* _Exercise materials_:
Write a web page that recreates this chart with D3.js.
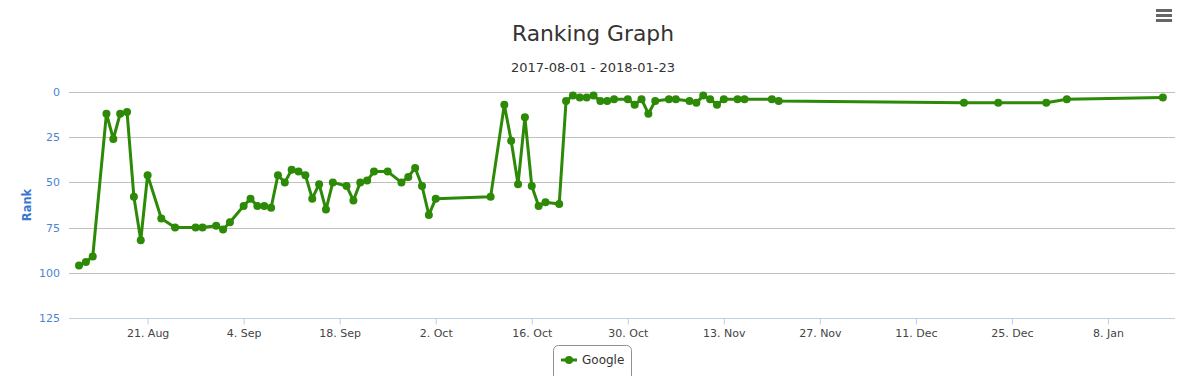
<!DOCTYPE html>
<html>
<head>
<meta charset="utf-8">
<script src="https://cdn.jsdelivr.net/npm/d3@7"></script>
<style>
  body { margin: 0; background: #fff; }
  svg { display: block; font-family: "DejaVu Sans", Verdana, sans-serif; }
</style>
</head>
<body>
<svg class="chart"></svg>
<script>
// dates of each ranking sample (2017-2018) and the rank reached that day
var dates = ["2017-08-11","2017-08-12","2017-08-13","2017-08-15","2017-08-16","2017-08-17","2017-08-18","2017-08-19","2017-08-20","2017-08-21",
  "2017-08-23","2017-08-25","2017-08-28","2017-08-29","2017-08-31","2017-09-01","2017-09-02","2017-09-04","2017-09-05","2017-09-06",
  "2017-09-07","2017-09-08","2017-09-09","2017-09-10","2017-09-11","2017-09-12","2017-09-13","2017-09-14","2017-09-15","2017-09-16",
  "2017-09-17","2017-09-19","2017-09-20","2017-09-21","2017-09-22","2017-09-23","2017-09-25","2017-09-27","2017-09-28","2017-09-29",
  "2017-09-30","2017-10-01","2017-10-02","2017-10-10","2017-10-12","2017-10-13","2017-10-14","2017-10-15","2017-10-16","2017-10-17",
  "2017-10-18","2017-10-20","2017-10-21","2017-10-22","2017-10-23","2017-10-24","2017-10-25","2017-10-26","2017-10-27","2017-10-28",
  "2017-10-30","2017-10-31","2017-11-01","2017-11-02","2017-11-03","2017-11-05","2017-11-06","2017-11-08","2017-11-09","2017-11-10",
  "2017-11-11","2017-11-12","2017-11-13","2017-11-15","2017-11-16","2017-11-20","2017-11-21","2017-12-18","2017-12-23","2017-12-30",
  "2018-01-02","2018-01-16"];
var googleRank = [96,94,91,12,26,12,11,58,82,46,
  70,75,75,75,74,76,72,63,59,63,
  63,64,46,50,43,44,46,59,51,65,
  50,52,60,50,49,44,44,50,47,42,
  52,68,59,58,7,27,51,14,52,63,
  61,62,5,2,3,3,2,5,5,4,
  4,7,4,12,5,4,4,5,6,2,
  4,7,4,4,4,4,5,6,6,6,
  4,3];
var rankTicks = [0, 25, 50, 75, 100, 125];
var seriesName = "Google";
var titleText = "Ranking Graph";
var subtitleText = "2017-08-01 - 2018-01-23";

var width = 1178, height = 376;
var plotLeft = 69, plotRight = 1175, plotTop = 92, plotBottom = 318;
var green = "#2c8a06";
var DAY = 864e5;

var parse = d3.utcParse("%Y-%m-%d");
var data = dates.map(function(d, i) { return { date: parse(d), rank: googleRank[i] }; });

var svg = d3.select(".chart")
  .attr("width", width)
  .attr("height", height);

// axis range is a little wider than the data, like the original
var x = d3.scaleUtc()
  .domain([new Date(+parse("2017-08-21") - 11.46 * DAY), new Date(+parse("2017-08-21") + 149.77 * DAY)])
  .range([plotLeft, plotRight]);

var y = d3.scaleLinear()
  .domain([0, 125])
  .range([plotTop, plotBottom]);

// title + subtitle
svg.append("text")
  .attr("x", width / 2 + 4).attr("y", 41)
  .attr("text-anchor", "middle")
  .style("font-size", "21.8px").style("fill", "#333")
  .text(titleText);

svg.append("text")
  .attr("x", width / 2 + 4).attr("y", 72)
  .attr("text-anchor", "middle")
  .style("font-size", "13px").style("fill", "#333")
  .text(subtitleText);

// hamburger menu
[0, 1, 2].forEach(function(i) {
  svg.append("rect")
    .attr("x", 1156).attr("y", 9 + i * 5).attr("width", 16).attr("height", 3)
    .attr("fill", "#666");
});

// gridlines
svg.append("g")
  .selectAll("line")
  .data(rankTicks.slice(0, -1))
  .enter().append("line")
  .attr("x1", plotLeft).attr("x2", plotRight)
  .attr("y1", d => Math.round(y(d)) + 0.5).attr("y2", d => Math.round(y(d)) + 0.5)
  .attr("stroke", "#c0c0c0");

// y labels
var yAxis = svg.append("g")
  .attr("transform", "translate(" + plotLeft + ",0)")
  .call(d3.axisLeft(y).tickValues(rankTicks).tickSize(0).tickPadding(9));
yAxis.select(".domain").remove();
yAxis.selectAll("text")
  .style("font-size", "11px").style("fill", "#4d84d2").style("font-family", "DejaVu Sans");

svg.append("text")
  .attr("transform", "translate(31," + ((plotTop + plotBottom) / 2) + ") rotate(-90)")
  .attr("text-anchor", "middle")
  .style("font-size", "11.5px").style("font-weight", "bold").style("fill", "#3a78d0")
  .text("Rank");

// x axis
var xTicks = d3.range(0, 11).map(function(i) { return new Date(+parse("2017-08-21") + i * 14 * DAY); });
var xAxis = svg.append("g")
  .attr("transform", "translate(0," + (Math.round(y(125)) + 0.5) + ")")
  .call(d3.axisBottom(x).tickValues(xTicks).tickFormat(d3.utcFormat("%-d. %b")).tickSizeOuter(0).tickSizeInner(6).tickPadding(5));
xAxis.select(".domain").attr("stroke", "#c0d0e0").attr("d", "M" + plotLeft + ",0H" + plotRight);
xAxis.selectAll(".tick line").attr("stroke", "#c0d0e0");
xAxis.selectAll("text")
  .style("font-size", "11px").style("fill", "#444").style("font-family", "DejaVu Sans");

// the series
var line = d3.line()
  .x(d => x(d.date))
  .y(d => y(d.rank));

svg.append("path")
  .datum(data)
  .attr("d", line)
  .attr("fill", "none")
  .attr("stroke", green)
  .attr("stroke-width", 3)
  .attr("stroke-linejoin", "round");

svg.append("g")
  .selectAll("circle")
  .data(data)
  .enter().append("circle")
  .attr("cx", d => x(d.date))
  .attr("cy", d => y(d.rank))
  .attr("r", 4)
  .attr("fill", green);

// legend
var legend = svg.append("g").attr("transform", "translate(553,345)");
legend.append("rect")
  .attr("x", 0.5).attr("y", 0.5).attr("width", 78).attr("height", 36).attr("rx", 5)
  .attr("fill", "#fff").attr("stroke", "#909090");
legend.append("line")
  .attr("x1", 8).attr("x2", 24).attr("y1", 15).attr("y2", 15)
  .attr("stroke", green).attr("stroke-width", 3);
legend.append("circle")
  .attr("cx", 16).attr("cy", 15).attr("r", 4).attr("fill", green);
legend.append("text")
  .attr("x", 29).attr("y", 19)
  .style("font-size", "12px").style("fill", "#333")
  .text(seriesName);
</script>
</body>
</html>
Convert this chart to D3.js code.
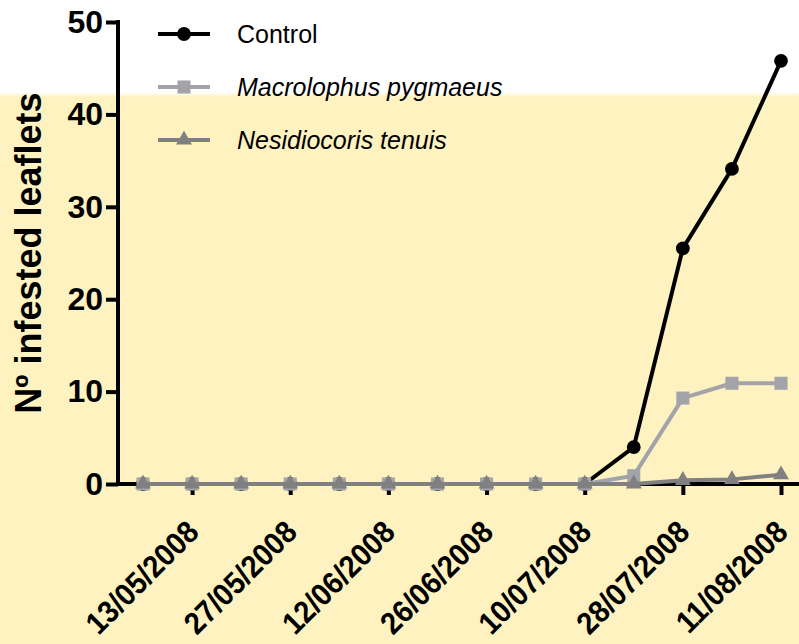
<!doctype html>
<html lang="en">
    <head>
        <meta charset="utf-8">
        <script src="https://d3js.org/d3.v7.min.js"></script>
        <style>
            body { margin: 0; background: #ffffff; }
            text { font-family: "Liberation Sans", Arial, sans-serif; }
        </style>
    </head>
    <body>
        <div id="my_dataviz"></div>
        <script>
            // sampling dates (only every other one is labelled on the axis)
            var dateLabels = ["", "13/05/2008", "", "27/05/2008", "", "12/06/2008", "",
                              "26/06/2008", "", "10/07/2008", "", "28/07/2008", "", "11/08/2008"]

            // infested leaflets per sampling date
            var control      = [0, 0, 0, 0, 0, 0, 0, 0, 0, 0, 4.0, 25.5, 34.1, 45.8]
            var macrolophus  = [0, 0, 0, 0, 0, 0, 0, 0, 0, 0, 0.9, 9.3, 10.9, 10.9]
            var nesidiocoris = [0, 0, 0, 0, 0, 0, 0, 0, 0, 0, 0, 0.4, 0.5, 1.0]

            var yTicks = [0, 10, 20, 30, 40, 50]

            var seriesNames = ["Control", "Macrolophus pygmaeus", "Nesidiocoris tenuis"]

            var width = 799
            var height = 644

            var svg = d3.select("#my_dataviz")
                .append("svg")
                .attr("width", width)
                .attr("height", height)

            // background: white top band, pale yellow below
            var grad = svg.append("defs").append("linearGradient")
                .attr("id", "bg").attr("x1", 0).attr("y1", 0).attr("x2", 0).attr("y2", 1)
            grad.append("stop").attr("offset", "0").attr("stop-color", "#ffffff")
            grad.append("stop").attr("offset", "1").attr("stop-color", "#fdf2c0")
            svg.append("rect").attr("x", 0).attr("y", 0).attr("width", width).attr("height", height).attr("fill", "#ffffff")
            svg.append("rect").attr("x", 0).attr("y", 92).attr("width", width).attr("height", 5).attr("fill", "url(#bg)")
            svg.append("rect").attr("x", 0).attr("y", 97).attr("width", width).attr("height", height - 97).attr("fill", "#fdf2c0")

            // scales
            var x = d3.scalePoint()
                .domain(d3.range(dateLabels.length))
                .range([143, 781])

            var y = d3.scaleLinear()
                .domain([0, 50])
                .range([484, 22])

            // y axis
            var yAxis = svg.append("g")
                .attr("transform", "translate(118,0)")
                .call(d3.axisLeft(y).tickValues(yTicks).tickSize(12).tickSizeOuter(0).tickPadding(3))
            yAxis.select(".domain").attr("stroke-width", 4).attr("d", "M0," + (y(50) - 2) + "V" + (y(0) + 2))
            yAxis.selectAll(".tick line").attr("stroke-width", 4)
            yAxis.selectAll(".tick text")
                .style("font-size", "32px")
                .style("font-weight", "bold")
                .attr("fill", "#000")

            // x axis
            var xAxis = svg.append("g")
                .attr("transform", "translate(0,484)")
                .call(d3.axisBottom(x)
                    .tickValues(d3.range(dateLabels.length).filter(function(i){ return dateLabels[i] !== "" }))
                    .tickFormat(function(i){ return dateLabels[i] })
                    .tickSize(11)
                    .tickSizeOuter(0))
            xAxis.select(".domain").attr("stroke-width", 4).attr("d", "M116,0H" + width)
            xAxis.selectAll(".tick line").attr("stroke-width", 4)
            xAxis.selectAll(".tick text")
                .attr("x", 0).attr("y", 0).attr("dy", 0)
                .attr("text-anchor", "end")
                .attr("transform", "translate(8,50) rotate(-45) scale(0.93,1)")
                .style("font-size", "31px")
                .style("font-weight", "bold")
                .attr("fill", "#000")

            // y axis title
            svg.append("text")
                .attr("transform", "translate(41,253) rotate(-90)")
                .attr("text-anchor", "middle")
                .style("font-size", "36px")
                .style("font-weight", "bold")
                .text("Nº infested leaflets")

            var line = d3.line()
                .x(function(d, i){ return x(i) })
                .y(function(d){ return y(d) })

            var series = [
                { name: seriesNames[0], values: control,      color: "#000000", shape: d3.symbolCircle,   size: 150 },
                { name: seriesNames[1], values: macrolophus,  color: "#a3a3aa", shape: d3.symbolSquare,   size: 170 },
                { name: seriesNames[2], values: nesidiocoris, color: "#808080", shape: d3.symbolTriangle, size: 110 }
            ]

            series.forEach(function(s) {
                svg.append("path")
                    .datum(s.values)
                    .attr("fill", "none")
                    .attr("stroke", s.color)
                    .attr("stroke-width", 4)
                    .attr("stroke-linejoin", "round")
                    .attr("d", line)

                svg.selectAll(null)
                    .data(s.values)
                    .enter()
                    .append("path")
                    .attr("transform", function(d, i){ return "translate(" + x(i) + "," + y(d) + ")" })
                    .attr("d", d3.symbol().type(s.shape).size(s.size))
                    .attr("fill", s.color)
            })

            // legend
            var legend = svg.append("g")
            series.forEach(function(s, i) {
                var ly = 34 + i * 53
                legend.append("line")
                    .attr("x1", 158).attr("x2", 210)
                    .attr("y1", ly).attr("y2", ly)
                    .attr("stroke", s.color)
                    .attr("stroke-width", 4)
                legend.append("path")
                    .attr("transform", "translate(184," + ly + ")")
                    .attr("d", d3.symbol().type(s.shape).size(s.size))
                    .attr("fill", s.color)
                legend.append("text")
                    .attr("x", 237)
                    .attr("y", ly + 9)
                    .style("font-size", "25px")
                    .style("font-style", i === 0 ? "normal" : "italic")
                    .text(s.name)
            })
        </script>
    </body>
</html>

* _What the task asks_: Give back the exact lines above, running from the one that has "Convert this chart to D3.js code." through the one that has "var yTicks = [0, 10, 20, 30, 40, 50]", with nothing added and no pictures.

* _Reply_:
Convert this chart to D3.js code.
<!doctype html>
<html lang="en">
    <head>
        <meta charset="utf-8">
        <script src="https://d3js.org/d3.v7.min.js"></script>
        <style>
            body { margin: 0; background: #ffffff; }
            text { font-family: "Liberation Sans", Arial, sans-serif; }
        </style>
    </head>
    <body>
        <div id="my_dataviz"></div>
        <script>
            // sampling dates (only every other one is labelled on the axis)
            var dateLabels = ["", "13/05/2008", "", "27/05/2008", "", "12/06/2008", "",
                              "26/06/2008", "", "10/07/2008", "", "28/07/2008", "", "11/08/2008"]

            // infested leaflets per sampling date
            var control      = [0, 0, 0, 0, 0, 0, 0, 0, 0, 0, 4.0, 25.5, 34.1, 45.8]
            var macrolophus  = [0, 0, 0, 0, 0, 0, 0, 0, 0, 0, 0.9, 9.3, 10.9, 10.9]
            var nesidiocoris = [0, 0, 0, 0, 0, 0, 0, 0, 0, 0, 0, 0.4, 0.5, 1.0]

            var yTicks = [0, 10, 20, 30, 40, 50]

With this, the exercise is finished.